Politics has been something of a special case. It was always the thing I cared most about, what I kept coming back to. And several times in my life I came very close to making that choice, of truly dedicating my life to it. I used to think I drew back out of laziness. I enjoy my screwing around time, thank you very much. There were a couple of unique circumstances that cropped up to give me an excuse to step back, and lately there's the sheer weariness with what passes for contemporary campaigning - people who don't know what they're doing and Will Not Listen.

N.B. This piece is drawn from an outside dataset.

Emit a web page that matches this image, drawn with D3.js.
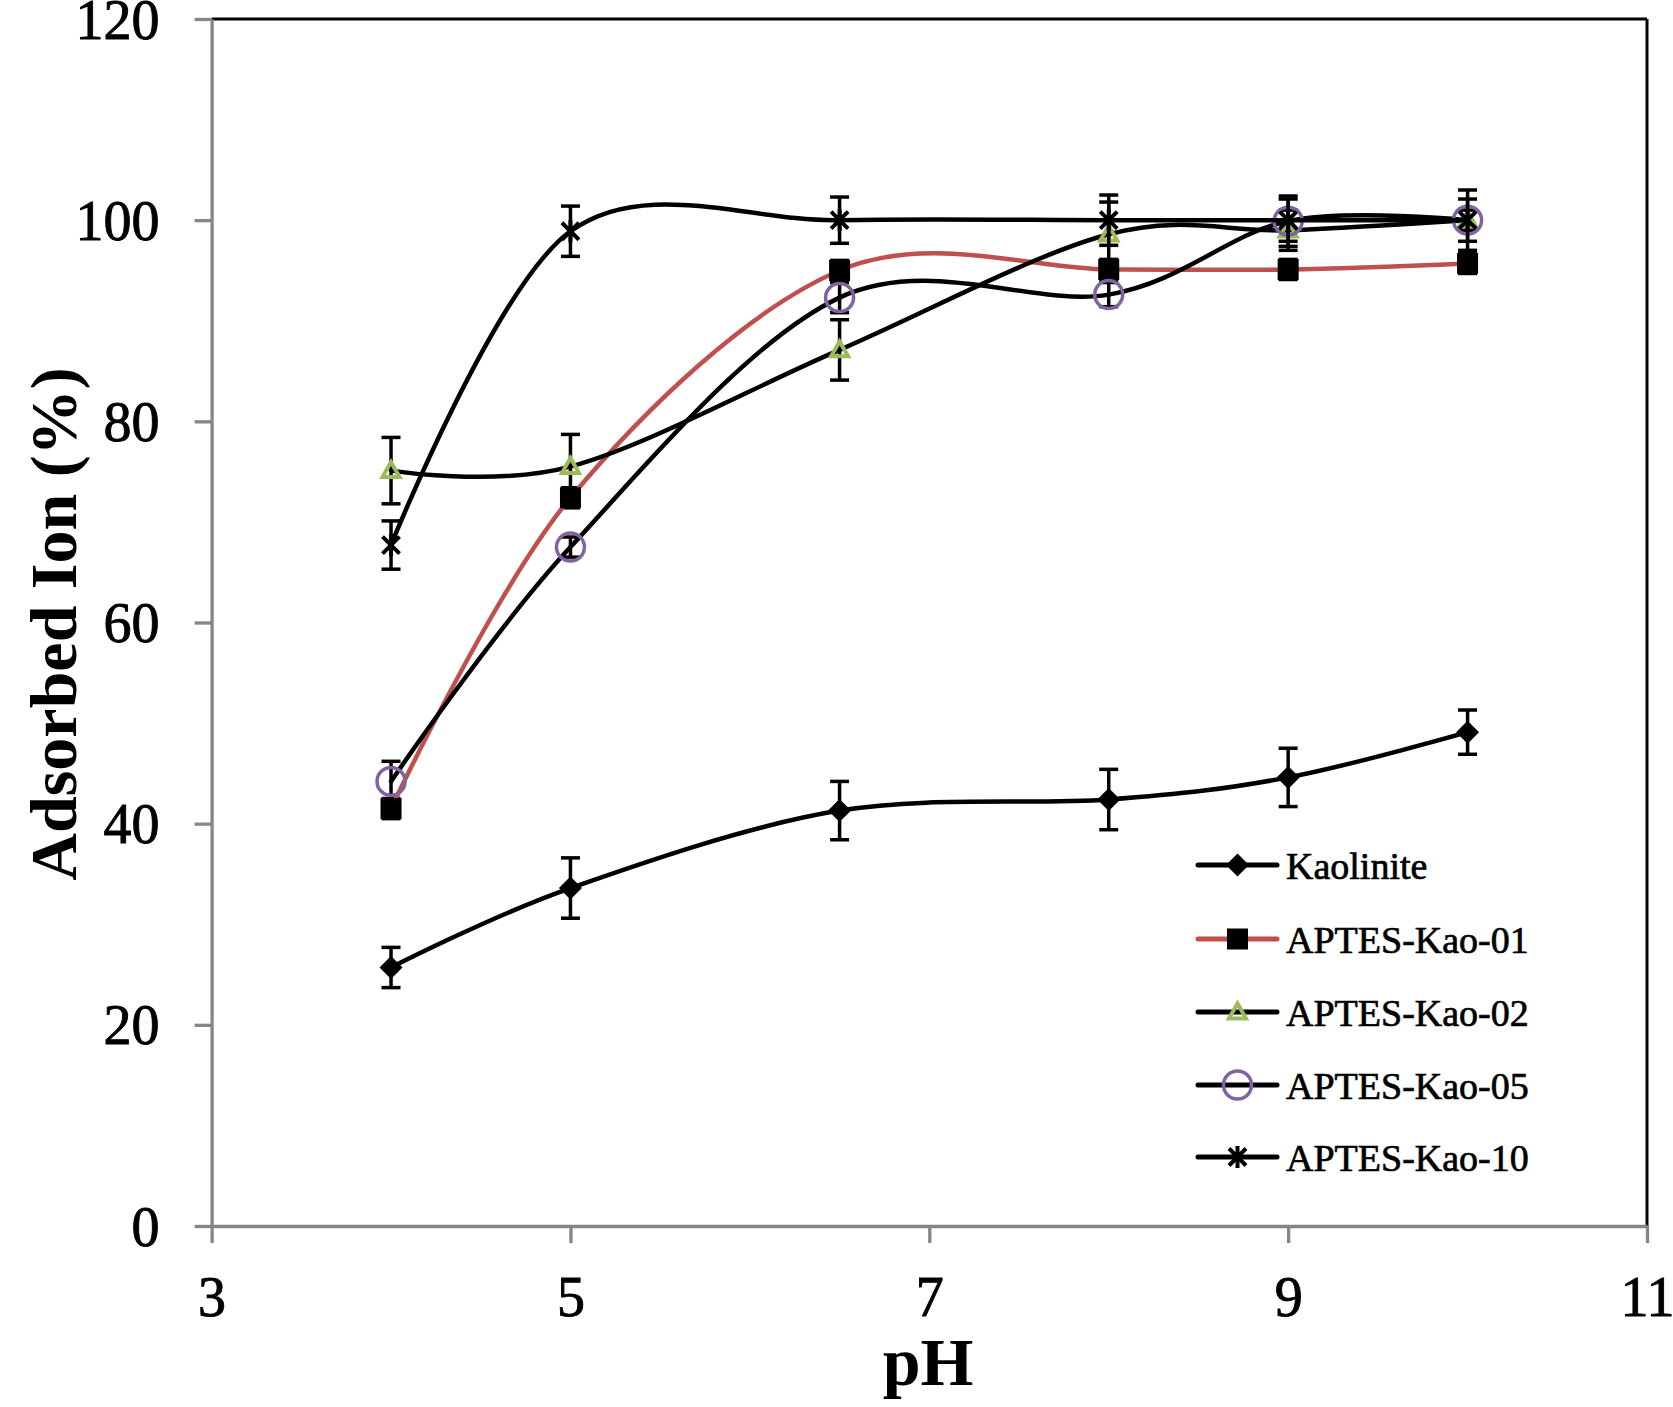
<!DOCTYPE html>
<html>
<head>
<meta charset="utf-8">
<script src="https://cdn.jsdelivr.net/npm/d3@7"></script>
<style>
  html, body { margin: 0; padding: 0; background: #fff; }
  svg { display: block; }
</style>
</head>
<body>
<svg id="chart" width="1673" height="1407"></svg>
<script>
// ---- data ----
const phValues = [4, 5, 6.5, 8, 9, 10];
const seriesNames = ["Kaolinite", "APTES-Kao-01", "APTES-Kao-02", "APTES-Kao-05", "APTES-Kao-10"];
const kaolinite = [25.7, 33.6, 41.3, 42.4, 44.6, 49.1];
const kaoliniteErr = [2.0, 3.0, 2.9, 3.0, 2.9, 2.2];
const aptes01 = [41.5, 72.4, 95.0, 95.1, 95.1, 95.7];
const aptes01Err = [1.0, 1.0, 1.0, 1.0, 1.0, 1.0];
const aptes02 = [75.1, 75.5, 87.1, 98.6, 99.0, 100.0];
const aptes02Err = [3.3, 3.2, 3.0, 3.2, 2.0, 1.0];
const aptes05 = [44.2, 67.5, 92.3, 92.6, 99.9, 100.0];
const aptes05Err = [2.0, 1.0, 1.5, 1.2, 2.5, 2.1];
const aptes10 = [67.7, 98.9, 100.0, 100.0, 100.0, 100.0];
const aptes10Err = [2.4, 2.5, 2.3, 2.5, 2.1, 3.0];
const xTicks = [3, 5, 7, 9, 11];
const yTicks = [0, 20, 40, 60, 80, 100, 120];

const seriesValues = [kaolinite, aptes01, aptes02, aptes05, aptes10];
const seriesErrors = [kaoliniteErr, aptes01Err, aptes02Err, aptes05Err, aptes10Err];
const lineColors = ["#000000", "#C0504D", "#000000", "#000000", "#000000"];
const markerTypes = ["diamond", "square", "triangle", "circle", "asterisk"];

// ---- layout ----
const svg = d3.select("#chart");
const x = d3.scaleLinear().domain([3, 11]).range([211.6, 1647]);
const y = d3.scaleLinear().domain([0, 120]).range([1226, 19]);
const gray = "#868686";
const serif = "'Liberation Serif', 'Times New Roman', serif";

// frame (top & right black)
svg.append("line").attr("x1", x(3)).attr("x2", x(11)).attr("y1", y(120)).attr("y2", y(120))
  .attr("stroke", "#000").attr("stroke-width", 3);
svg.append("line").attr("x1", x(11)).attr("x2", x(11)).attr("y1", y(120)).attr("y2", y(0))
  .attr("stroke", "#000").attr("stroke-width", 3);

// axes
const yAxis = d3.axisLeft(y).tickValues(yTicks).tickSize(17).tickSizeOuter(0).tickPadding(35)
  .tickFormat(d3.format("d"));
const gy = svg.append("g").attr("transform", `translate(${x(3)},0)`).call(yAxis);
const xAxis = d3.axisBottom(x).tickValues(xTicks).tickSize(17).tickSizeOuter(0).tickPadding(33)
  .tickFormat(d3.format("d"));
const gx = svg.append("g").attr("transform", `translate(0,${y(0)})`).call(xAxis);
[gx, gy].forEach(g => {
  g.select(".domain").attr("stroke", gray).attr("stroke-width", 3.3);
  g.selectAll(".tick line").attr("stroke", gray).attr("stroke-width", 3.3);
  g.selectAll(".tick text").attr("fill", "#000").attr("stroke", "#000").attr("stroke-width", 0.9)
    .style("font-family", serif).style("font-size", "56px");
});
gy.selectAll(".tick text").attr("dy", "0.34em");

// axis titles
svg.append("text").attr("x", 928).attr("y", 1385).attr("text-anchor", "middle")
  .style("font-family", serif).style("font-weight", "bold").style("font-size", "68px").text("pH");
svg.append("text").attr("transform", "translate(76,624) rotate(-90)").attr("text-anchor", "middle")
  .style("font-family", serif).style("font-weight", "bold").style("font-size", "66px").text("Adsorbed Ion (%)");

// marker drawing
function drawMarker(g, type, cx, cy) {
  if (type === "diamond") {
    const h = 11.5;
    g.append("path").attr("d", `M${cx},${cy - h}L${cx + h},${cy}L${cx},${cy + h}L${cx - h},${cy}Z`).attr("fill", "#000");
  } else if (type === "square") {
    g.append("rect").attr("x", cx - 10.5).attr("y", cy - 10.5).attr("width", 21).attr("height", 21).attr("fill", "#000");
  } else if (type === "triangle") {
    const s = 8.5;
    g.append("path").attr("d", `M${cx},${cy - s}L${cx + s},${cy + s * 0.75}L${cx - s},${cy + s * 0.75}Z`)
      .attr("fill", "none").attr("stroke", "#9BBB59").attr("stroke-width", 4);
  } else if (type === "circle") {
    g.append("circle").attr("cx", cx).attr("cy", cy).attr("r", 14)
      .attr("fill", "none").attr("stroke", "#8064A2").attr("stroke-width", 3.5);
  } else if (type === "asterisk") {
    const a = 11, b = 8.5;
    g.append("path").attr("d",
      `M${cx},${cy - a}L${cx},${cy + a}M${cx - b},${cy - b}L${cx + b},${cy + b}M${cx - b},${cy + b}L${cx + b},${cy - b}`)
      .attr("stroke", "#000").attr("stroke-width", 4).attr("fill", "none");
  }
}

const line = d3.line().x(d => x(d.x)).y(d => y(d.y)).curve(d3.curveCardinal.tension(0));

seriesValues.forEach((vals, si) => {
  const g = svg.append("g");
  const pts = vals.map((v, i) => ({ x: phValues[i], y: v, e: seriesErrors[si][i] }));
  // error bars
  pts.forEach(p => {
    const cx = x(p.x);
    g.append("line").attr("x1", cx).attr("x2", cx).attr("y1", y(p.y - p.e)).attr("y2", y(p.y + p.e))
      .attr("stroke", "#000").attr("stroke-width", 3.5);
    [p.y - p.e, p.y + p.e].forEach(v => {
      g.append("line").attr("x1", cx - 9.5).attr("x2", cx + 9.5).attr("y1", y(v)).attr("y2", y(v))
        .attr("stroke", "#000").attr("stroke-width", 3.5);
    });
  });
  g.append("path").datum(pts).attr("d", line).attr("fill", "none")
    .attr("stroke", lineColors[si]).attr("stroke-width", 4.5).attr("stroke-linecap", "round");
  pts.forEach(p => drawMarker(g, markerTypes[si], x(p.x), y(p.y)));
});

// legend
const legendY = [865, 939, 1012, 1085, 1157];
seriesNames.forEach((name, i) => {
  const g = svg.append("g");
  const ly = legendY[i];
  g.append("line").attr("x1", 1198).attr("x2", 1277).attr("y1", ly).attr("y2", ly)
    .attr("stroke", lineColors[i]).attr("stroke-width", 5).attr("stroke-linecap", "round");
  drawMarker(g, markerTypes[i], 1237.5, ly);
  g.append("text").attr("x", 1286).attr("y", ly + 13.5)
    .attr("stroke", "#000").attr("stroke-width", 0.7)
    .style("font-family", serif).style("font-size", "38px").text(name);
});
</script>
</body>
</html>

There's more to it though. The reality is that I've never loved anything enough - not even politics - to let it swallow up my life. There was a time when I could have chosen public life with a reasonable chance of success, and the main reason I decided otherwise was because it would have cost me my marriage. Does that mean that I have chosen the most important thing, and that's my relationship with DBH? No. I try to be a good husband, and I love my wife very much, but I don't have a burning desire to the Greatest Spouse in History, whatever that is. I'm not that selfless.
In the last couple of years, as I've given up on the ambitions I had as a young man (ouch), I've come to recognize that the whole idea of ambition, of being "great", is just juvenile. It's self-destructive in a very explicit way. To sound like Kant for a second, it makes you a thing rather than a person. To draw on Epictetus, basing your sense of self-worth on worldly success, or how you compare with others, is to divest yourself of any real control of your life. The only thing you can really control is you, and then only sometimes.
However trite this insight might sound to you, for me it's been pretty momentous. My entire life has been oriented around the idea of external success, and approaching 40 I really haven't accomplished anything "important" and am unlikely to do so. This sounds like a recipe for a classic mid-life crisis, right? Instead I find myself struggling to accept that I am not the person that I thought I was, that I don't want the things I thought I wanted. It's not a failure that I haven't devoted myself exclusively to politics, or that I'm "the best" at, well, nothing at all. I'm pretty good at lots of different things, and I've had some very worthwhile experiences, and that's a good thing
. In retrospect my inability to commit to anything saved me. Maybe it wasn't laziness - maybe it was an unconscious recognition that being that dedicated is just crazy. Or if it was laziness, than thank god for laziness.
There's this debate going back at least to the ancient Greeks about whether it's nobler to pursue greatness or goodness, which I interpret as whether we should try to accomplish great things or build a rich, diverse life for ourselves. If you'd asked me twenty years ago, or even five, I would have answered "greatness" without hesitation. To be honest I still fight those yearnings. It's hard to fully escape such well-ingrained patterns of thinking and feeling. Yet in the main, looking at what will hopefully be the second half of my life, I find myself trying to figure out how to be just okay at lots of things. It really is okay to not end up in the history books.